• STORED RECORDS
▼

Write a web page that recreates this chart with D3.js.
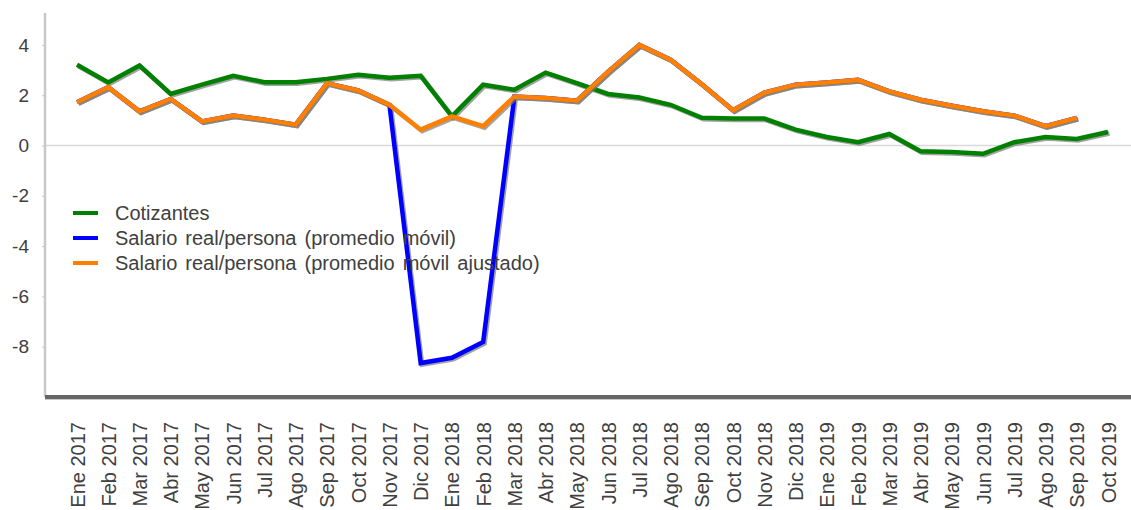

▲
▼

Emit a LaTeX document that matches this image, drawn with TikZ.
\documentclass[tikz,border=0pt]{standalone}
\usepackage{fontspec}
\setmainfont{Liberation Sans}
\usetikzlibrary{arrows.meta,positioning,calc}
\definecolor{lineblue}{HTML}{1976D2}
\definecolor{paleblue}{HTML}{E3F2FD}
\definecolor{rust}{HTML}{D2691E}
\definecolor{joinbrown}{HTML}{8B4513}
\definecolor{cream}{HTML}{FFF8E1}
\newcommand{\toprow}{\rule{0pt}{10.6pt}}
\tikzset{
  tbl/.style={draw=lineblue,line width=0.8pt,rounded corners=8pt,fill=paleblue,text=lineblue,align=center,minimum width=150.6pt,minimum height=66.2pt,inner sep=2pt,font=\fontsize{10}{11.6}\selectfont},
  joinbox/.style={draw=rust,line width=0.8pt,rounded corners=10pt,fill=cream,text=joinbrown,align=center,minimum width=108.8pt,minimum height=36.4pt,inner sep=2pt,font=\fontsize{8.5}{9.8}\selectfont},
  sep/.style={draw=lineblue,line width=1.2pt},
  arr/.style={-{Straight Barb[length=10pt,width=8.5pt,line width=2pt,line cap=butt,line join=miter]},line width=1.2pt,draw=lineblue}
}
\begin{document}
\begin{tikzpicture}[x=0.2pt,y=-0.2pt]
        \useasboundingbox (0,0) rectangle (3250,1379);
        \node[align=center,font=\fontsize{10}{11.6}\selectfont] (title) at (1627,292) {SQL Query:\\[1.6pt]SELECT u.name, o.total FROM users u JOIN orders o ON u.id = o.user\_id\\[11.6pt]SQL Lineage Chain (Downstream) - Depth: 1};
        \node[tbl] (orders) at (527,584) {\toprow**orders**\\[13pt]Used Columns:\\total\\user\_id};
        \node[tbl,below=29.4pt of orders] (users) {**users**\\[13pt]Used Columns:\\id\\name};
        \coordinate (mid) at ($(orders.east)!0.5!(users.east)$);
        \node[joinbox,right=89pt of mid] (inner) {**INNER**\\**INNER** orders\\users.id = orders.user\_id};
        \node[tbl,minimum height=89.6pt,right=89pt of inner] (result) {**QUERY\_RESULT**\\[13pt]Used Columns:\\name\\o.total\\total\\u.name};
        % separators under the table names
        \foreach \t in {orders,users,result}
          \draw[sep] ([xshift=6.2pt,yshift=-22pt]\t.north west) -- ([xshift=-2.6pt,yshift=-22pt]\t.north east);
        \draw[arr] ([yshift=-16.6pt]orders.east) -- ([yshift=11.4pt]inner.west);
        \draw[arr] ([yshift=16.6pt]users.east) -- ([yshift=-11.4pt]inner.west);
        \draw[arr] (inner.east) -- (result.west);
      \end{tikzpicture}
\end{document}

▲

• EXERCISE TASK
Collect the lines of the data that carry the word "with".

• IN RESPONSE
Write a web page that recreates this chart with D3.js.
Emit a LaTeX document that matches this image, drawn with TikZ.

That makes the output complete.